Keempat, sistem pelunasan kredit yang berbelit-belit dan penalty yang memberatkan nasabah. Peraturan yang berlaku di BTPN mengharuskan debitur yang hendak melunasi kredit untuk mengajukan surat permohonan pelunasan disertai alasan-alasan dan harus menunggu selama kira-kira 3 minggu untuk mendapatkan jawaban dari BTPN Pusat. Setelah terlewatinya proses itu, debitur masih harus diwajibkan membayar penalty sebesar 2 (dua) kali angsuran. Saya mencoba mengajukan kembali permohonan dispensasi berupa keringanan atau sedapat mungkin penghapusan penalty yang besarnya waktu itu sekitar Rp. 1.640.000,00. Dalam benak saya berkata “Tolonglah pak, saya sudah tidak kuat lagi dihisap oleh bank bapak. Yang saya bayarkan selama ini sudah hampir dua kali lipat dari yang saya hutang dan saya ingin melunasi sisanya agar bulan besok saya tidak lagi harus membayar beban bunga yang saya amat berat harus menanggungnya…”. Namun sekitar tiga minggu berselang BTPN kembali memberikan jawaban penolakan terhadap permohonan saya tersebut secara lisan melalui marketing dan tanpa memberikan alasan apapun.
Hati-hati dalam setiap keputusan menerima pembiayaan kredit
Itulah pesan pokok yang hendak saya sampaikan kepada segenap pembaca. Para pembaca khususnya para wirausahawan yang sering bergelut dengan pembiayaan bank mungkin mempunyai pengetahuan yang cukup terhadap hal ini. Namun demikian bagi Anda yang hendak mengajukan atau kebetulan menerima penawaran kredit dari Bank BTPN atau bank-bank lain, meskipun mereka membawa label mikro, hendaknya Anda tetap cermat dalam hal-hal berikut :
Pertama, hitung dengan cermat bunga kredit yang dibebankan kepada Anda. Pastikan bahwa Anda benar-benar “ditolong” oleh sebuah lembaga pembiayaan bernama bank, entah itu BRI, BNI, Danamon, Mandiri atau bank apapun dengan besaran bunga yang mampu mendongkrak perkembangan usaha Anda misalnya nol koma sekian persen, atau satu koma sekian persen. Memang untuk urusan administrasi dan syarat-syaratnya akan cenderung lebih rumit dibandingkan dengan bank yang menawarkan suku bunga tinggi misalnya BTPN. Pada bank-bank yang memberi bunga amat tinggi, ibarat kata sepanjang masih bisa bernafas pengajuan kredit pasti disetujui.

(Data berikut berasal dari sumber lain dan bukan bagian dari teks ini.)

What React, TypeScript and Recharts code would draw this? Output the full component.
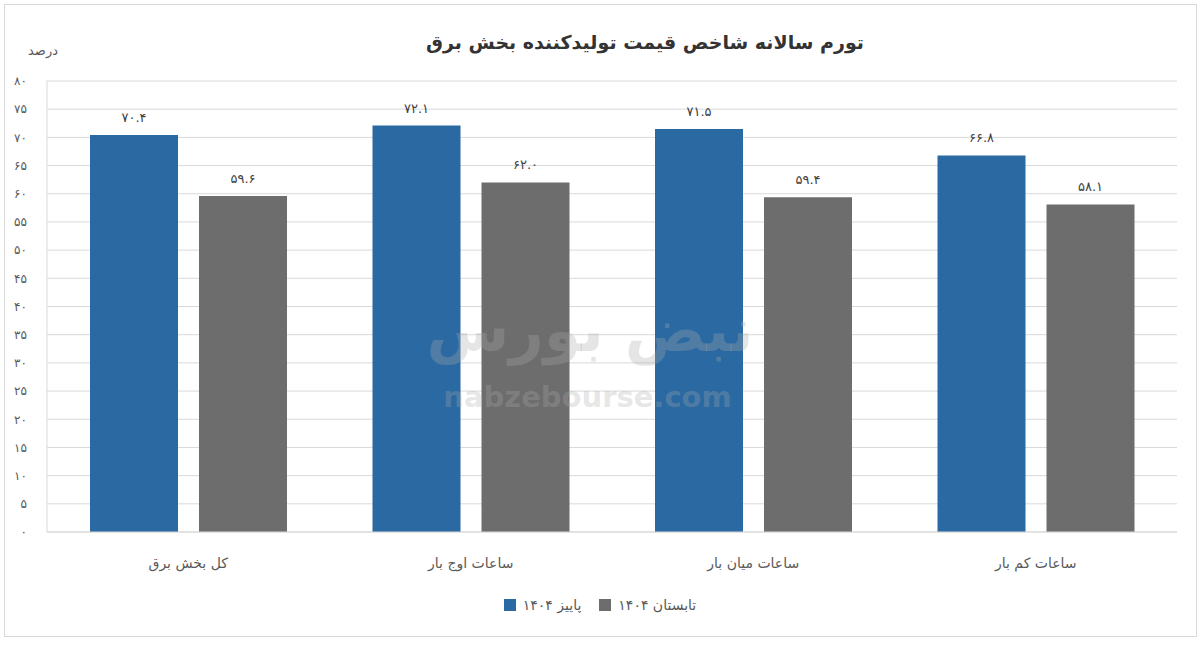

Kedua, tanyakan penalty, syarat-syarat atau biaya-biaya lain yang harus Anda tanggung seandainya Anda mampu melunasi kredit dengan lebih cepat. Pastikan dengan cermat bahwa yang menawarkan solusi kepada Anda adalah benar-benar sebuah bank yang membawa keseimbangan misi profit dan manusiawi terhadap Anda, dan bukan rentenir yang menjelma menjadi sebuah bank.
Penutup, berhati-hatilah karena dibalik semua kemudahan di awal, pasti ada kesulitan di dalam perjalanan sampai di akhir kredit. Jika di jaman dulu rentenir tumbuh subur di masyarakat dalam bentuk perseorangan, nampaknya di era sekarang pola renten ini telah bergeser menjelma menjadi sebuah bank. Pemberian fasilitas kredit tentu harus kita pahami bersama bahwa itu tidak dapat dilihat dari aspek kemampuan kita dalam membayar, melainkan unsur manfaat dan bagaimana take and give kreditur dan debitur berjalan selaras dan seimbang. Satu hal lagi, semua yang saya ceritakan tadi adalah kredit dalam kondisi lancar. Bagaimana jika saya atau Anda kelak dikemudian hari kebetulan dalam posisi macet atau tidak mampu membayar angsuran? Bukan tidak mungkin debt collector yang akan datang menghajar. Pertanyaan yang juga Anda patut tanyakan jika kebetulan Anda mendapat penawaran pinjaman dari BTPN.